== RECORDED INFORMATION
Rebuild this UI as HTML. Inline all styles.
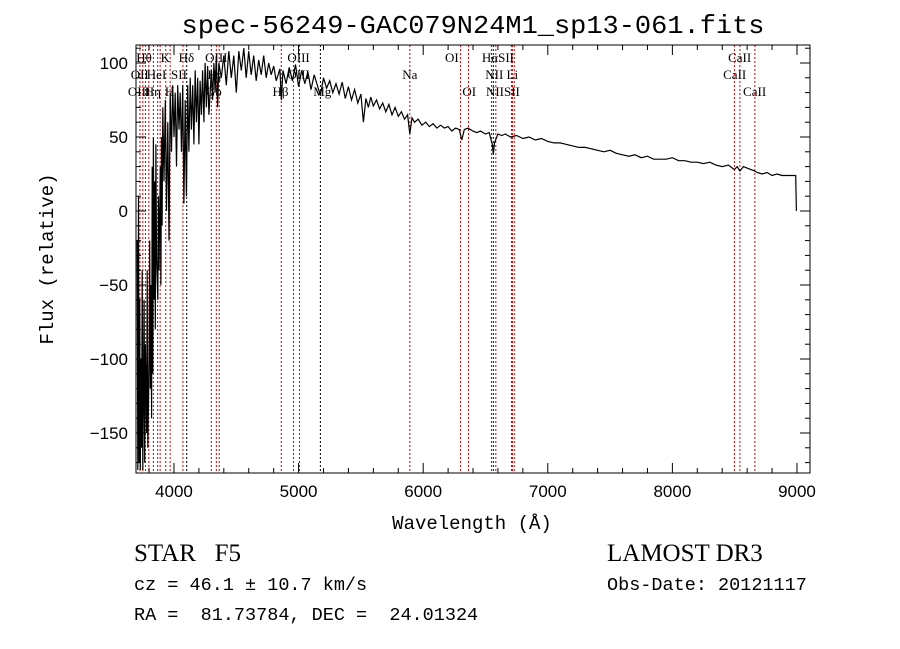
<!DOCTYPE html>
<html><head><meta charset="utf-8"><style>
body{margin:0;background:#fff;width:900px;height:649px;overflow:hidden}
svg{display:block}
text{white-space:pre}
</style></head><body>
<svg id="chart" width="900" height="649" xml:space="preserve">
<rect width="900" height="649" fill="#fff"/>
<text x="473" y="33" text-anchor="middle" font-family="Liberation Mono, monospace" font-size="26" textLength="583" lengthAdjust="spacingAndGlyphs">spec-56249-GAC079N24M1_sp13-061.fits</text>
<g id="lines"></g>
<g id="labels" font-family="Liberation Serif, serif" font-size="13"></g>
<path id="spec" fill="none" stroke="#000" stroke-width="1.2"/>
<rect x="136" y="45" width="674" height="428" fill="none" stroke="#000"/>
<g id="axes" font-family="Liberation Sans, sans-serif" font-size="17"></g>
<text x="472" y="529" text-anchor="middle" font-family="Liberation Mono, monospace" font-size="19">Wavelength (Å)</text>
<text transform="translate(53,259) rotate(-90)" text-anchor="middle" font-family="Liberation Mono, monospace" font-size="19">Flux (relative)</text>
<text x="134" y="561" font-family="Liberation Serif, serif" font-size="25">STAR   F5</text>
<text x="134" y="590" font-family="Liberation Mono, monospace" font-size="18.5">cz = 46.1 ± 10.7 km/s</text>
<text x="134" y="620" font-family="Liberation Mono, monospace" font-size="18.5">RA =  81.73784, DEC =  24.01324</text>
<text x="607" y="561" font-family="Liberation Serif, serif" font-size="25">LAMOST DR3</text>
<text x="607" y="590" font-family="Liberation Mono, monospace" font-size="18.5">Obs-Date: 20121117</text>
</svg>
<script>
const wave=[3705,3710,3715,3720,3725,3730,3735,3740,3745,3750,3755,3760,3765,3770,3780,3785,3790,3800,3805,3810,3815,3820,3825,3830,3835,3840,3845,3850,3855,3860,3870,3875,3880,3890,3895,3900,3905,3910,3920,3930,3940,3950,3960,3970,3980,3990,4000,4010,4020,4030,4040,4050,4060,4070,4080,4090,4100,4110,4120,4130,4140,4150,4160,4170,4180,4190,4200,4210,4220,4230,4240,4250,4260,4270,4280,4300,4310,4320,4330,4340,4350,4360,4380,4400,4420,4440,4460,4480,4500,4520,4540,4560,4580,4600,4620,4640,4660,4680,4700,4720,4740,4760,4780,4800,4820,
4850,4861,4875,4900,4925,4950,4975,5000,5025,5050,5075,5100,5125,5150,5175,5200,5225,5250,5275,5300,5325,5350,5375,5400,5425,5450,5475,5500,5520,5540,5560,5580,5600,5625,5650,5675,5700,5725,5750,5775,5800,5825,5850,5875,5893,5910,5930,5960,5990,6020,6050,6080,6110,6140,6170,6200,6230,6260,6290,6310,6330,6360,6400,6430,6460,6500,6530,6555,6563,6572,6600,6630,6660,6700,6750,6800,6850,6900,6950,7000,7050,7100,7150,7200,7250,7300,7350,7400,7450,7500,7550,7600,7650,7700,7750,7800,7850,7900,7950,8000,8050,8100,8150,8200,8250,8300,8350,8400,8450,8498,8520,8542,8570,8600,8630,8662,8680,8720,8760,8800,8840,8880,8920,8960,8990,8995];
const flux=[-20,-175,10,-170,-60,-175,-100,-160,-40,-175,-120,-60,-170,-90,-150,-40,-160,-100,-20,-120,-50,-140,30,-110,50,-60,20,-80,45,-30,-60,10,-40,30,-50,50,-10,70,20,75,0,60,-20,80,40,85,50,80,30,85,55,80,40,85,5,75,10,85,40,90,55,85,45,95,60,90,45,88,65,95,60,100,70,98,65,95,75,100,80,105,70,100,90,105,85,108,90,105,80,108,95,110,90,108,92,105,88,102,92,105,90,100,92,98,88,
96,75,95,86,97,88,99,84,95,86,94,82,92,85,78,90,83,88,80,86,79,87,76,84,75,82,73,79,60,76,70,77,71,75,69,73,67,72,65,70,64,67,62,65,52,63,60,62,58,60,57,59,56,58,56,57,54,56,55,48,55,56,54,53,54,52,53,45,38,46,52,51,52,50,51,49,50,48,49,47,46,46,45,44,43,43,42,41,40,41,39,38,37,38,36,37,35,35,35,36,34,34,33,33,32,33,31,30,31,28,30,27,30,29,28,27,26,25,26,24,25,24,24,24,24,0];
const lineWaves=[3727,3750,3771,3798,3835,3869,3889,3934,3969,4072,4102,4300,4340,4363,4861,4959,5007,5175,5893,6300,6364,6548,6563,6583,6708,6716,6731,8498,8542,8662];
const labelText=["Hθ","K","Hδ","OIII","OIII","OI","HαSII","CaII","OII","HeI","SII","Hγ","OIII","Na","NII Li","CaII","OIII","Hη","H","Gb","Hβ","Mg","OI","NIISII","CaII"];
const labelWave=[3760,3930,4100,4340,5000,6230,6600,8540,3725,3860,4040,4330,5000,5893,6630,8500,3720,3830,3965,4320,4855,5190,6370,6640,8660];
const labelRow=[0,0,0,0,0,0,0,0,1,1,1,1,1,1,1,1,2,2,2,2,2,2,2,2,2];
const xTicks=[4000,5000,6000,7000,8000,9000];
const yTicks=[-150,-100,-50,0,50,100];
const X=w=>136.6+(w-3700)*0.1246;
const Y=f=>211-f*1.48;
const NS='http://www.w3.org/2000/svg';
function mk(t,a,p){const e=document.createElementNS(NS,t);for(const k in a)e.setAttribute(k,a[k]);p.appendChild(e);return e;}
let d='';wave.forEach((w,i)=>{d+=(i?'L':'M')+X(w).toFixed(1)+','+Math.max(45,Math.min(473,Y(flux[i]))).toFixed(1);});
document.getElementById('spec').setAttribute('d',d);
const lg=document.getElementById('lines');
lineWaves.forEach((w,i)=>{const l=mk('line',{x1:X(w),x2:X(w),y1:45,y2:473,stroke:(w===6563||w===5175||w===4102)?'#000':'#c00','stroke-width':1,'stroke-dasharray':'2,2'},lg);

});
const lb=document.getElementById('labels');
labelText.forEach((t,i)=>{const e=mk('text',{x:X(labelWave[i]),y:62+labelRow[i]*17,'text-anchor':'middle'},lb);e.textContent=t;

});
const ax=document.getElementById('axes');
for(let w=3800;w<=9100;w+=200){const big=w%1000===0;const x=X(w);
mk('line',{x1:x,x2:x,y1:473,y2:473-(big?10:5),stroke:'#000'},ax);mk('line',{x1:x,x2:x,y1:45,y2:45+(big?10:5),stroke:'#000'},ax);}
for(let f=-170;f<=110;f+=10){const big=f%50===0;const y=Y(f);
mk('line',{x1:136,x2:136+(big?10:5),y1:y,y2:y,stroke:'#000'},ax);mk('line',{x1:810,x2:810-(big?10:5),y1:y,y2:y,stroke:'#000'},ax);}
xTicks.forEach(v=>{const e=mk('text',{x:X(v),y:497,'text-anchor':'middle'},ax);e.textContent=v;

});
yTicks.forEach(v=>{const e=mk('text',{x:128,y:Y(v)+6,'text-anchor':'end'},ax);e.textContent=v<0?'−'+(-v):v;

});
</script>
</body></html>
====
WHAT YOU SHOULD DO:
Using the material above, set down every line exactly, but skip the pictures.

COMPLETED TASK:
Rebuild this UI as HTML. Inline all styles.
<!DOCTYPE html>
<html><head><meta charset="utf-8"><style>
body{margin:0;background:#fff;width:900px;height:649px;overflow:hidden}
svg{display:block}
text{white-space:pre}
</style></head><body>
<svg id="chart" width="900" height="649" xml:space="preserve">
<rect width="900" height="649" fill="#fff"/>
<text x="473" y="33" text-anchor="middle" font-family="Liberation Mono, monospace" font-size="26" textLength="583" lengthAdjust="spacingAndGlyphs">spec-56249-GAC079N24M1_sp13-061.fits</text>
<g id="lines"></g>
<g id="labels" font-family="Liberation Serif, serif" font-size="13"></g>
<path id="spec" fill="none" stroke="#000" stroke-width="1.2"/>
<rect x="136" y="45" width="674" height="428" fill="none" stroke="#000"/>
<g id="axes" font-family="Liberation Sans, sans-serif" font-size="17"></g>
<text x="472" y="529" text-anchor="middle" font-family="Liberation Mono, monospace" font-size="19">Wavelength (Å)</text>
<text transform="translate(53,259) rotate(-90)" text-anchor="middle" font-family="Liberation Mono, monospace" font-size="19">Flux (relative)</text>
<text x="134" y="561" font-family="Liberation Serif, serif" font-size="25">STAR   F5</text>
<text x="134" y="590" font-family="Liberation Mono, monospace" font-size="18.5">cz = 46.1 ± 10.7 km/s</text>
<text x="134" y="620" font-family="Liberation Mono, monospace" font-size="18.5">RA =  81.73784, DEC =  24.01324</text>
<text x="607" y="561" font-family="Liberation Serif, serif" font-size="25">LAMOST DR3</text>
<text x="607" y="590" font-family="Liberation Mono, monospace" font-size="18.5">Obs-Date: 20121117</text>
</svg>
<script>
const wave=[3705,3710,3715,3720,3725,3730,3735,3740,3745,3750,3755,3760,3765,3770,3780,3785,3790,3800,3805,3810,3815,3820,3825,3830,3835,3840,3845,3850,3855,3860,3870,3875,3880,3890,3895,3900,3905,3910,3920,3930,3940,3950,3960,3970,3980,3990,4000,4010,4020,4030,4040,4050,4060,4070,4080,4090,4100,4110,4120,4130,4140,4150,4160,4170,4180,4190,4200,4210,4220,4230,4240,4250,4260,4270,4280,4300,4310,4320,4330,4340,4350,4360,4380,4400,4420,4440,4460,4480,4500,4520,4540,4560,4580,4600,4620,4640,4660,4680,4700,4720,4740,4760,4780,4800,4820,
4850,4861,4875,4900,4925,4950,4975,5000,5025,5050,5075,5100,5125,5150,5175,5200,5225,5250,5275,5300,5325,5350,5375,5400,5425,5450,5475,5500,5520,5540,5560,5580,5600,5625,5650,5675,5700,5725,5750,5775,5800,5825,5850,5875,5893,5910,5930,5960,5990,6020,6050,6080,6110,6140,6170,6200,6230,6260,6290,6310,6330,6360,6400,6430,6460,6500,6530,6555,6563,6572,6600,6630,6660,6700,6750,6800,6850,6900,6950,7000,7050,7100,7150,7200,7250,7300,7350,7400,7450,7500,7550,7600,7650,7700,7750,7800,7850,7900,7950,8000,8050,8100,8150,8200,8250,8300,8350,8400,8450,8498,8520,8542,8570,8600,8630,8662,8680,8720,8760,8800,8840,8880,8920,8960,8990,8995];
const flux=[-20,-175,10,-170,-60,-175,-100,-160,-40,-175,-120,-60,-170,-90,-150,-40,-160,-100,-20,-120,-50,-140,30,-110,50,-60,20,-80,45,-30,-60,10,-40,30,-50,50,-10,70,20,75,0,60,-20,80,40,85,50,80,30,85,55,80,40,85,5,75,10,85,40,90,55,85,45,95,60,90,45,88,65,95,60,100,70,98,65,95,75,100,80,105,70,100,90,105,85,108,90,105,80,108,95,110,90,108,92,105,88,102,92,105,90,100,92,98,88,
96,75,95,86,97,88,99,84,95,86,94,82,92,85,78,90,83,88,80,86,79,87,76,84,75,82,73,79,60,76,70,77,71,75,69,73,67,72,65,70,64,67,62,65,52,63,60,62,58,60,57,59,56,58,56,57,54,56,55,48,55,56,54,53,54,52,53,45,38,46,52,51,52,50,51,49,50,48,49,47,46,46,45,44,43,43,42,41,40,41,39,38,37,38,36,37,35,35,35,36,34,34,33,33,32,33,31,30,31,28,30,27,30,29,28,27,26,25,26,24,25,24,24,24,24,0];
const lineWaves=[3727,3750,3771,3798,3835,3869,3889,3934,3969,4072,4102,4300,4340,4363,4861,4959,5007,5175,5893,6300,6364,6548,6563,6583,6708,6716,6731,8498,8542,8662];
const labelText=["Hθ","K","Hδ","OIII","OIII","OI","HαSII","CaII","OII","HeI","SII","Hγ","OIII","Na","NII Li","CaII","OIII","Hη","H","Gb","Hβ","Mg","OI","NIISII","CaII"];
const labelWave=[3760,3930,4100,4340,5000,6230,6600,8540,3725,3860,4040,4330,5000,5893,6630,8500,3720,3830,3965,4320,4855,5190,6370,6640,8660];
const labelRow=[0,0,0,0,0,0,0,0,1,1,1,1,1,1,1,1,2,2,2,2,2,2,2,2,2];
const xTicks=[4000,5000,6000,7000,8000,9000];
const yTicks=[-150,-100,-50,0,50,100];
const X=w=>136.6+(w-3700)*0.1246;
const Y=f=>211-f*1.48;
const NS='http://www.w3.org/2000/svg';
function mk(t,a,p){const e=document.createElementNS(NS,t);for(const k in a)e.setAttribute(k,a[k]);p.appendChild(e);return e;}
let d='';wave.forEach((w,i)=>{d+=(i?'L':'M')+X(w).toFixed(1)+','+Math.max(45,Math.min(473,Y(flux[i]))).toFixed(1);});
document.getElementById('spec').setAttribute('d',d);
const lg=document.getElementById('lines');
lineWaves.forEach((w,i)=>{const l=mk('line',{x1:X(w),x2:X(w),y1:45,y2:473,stroke:(w===6563||w===5175||w===4102)?'#000':'#c00','stroke-width':1,'stroke-dasharray':'2,2'},lg);

});
const lb=document.getElementById('labels');
labelText.forEach((t,i)=>{const e=mk('text',{x:X(labelWave[i]),y:62+labelRow[i]*17,'text-anchor':'middle'},lb);e.textContent=t;

});
const ax=document.getElementById('axes');
for(let w=3800;w<=9100;w+=200){const big=w%1000===0;const x=X(w);
mk('line',{x1:x,x2:x,y1:473,y2:473-(big?10:5),stroke:'#000'},ax);mk('line',{x1:x,x2:x,y1:45,y2:45+(big?10:5),stroke:'#000'},ax);}
for(let f=-170;f<=110;f+=10){const big=f%50===0;const y=Y(f);
mk('line',{x1:136,x2:136+(big?10:5),y1:y,y2:y,stroke:'#000'},ax);mk('line',{x1:810,x2:810-(big?10:5),y1:y,y2:y,stroke:'#000'},ax);}
xTicks.forEach(v=>{const e=mk('text',{x:X(v),y:497,'text-anchor':'middle'},ax);e.textContent=v;

});
yTicks.forEach(v=>{const e=mk('text',{x:128,y:Y(v)+6,'text-anchor':'end'},ax);e.textContent=v<0?'−'+(-v):v;

});
</script>
</body></html>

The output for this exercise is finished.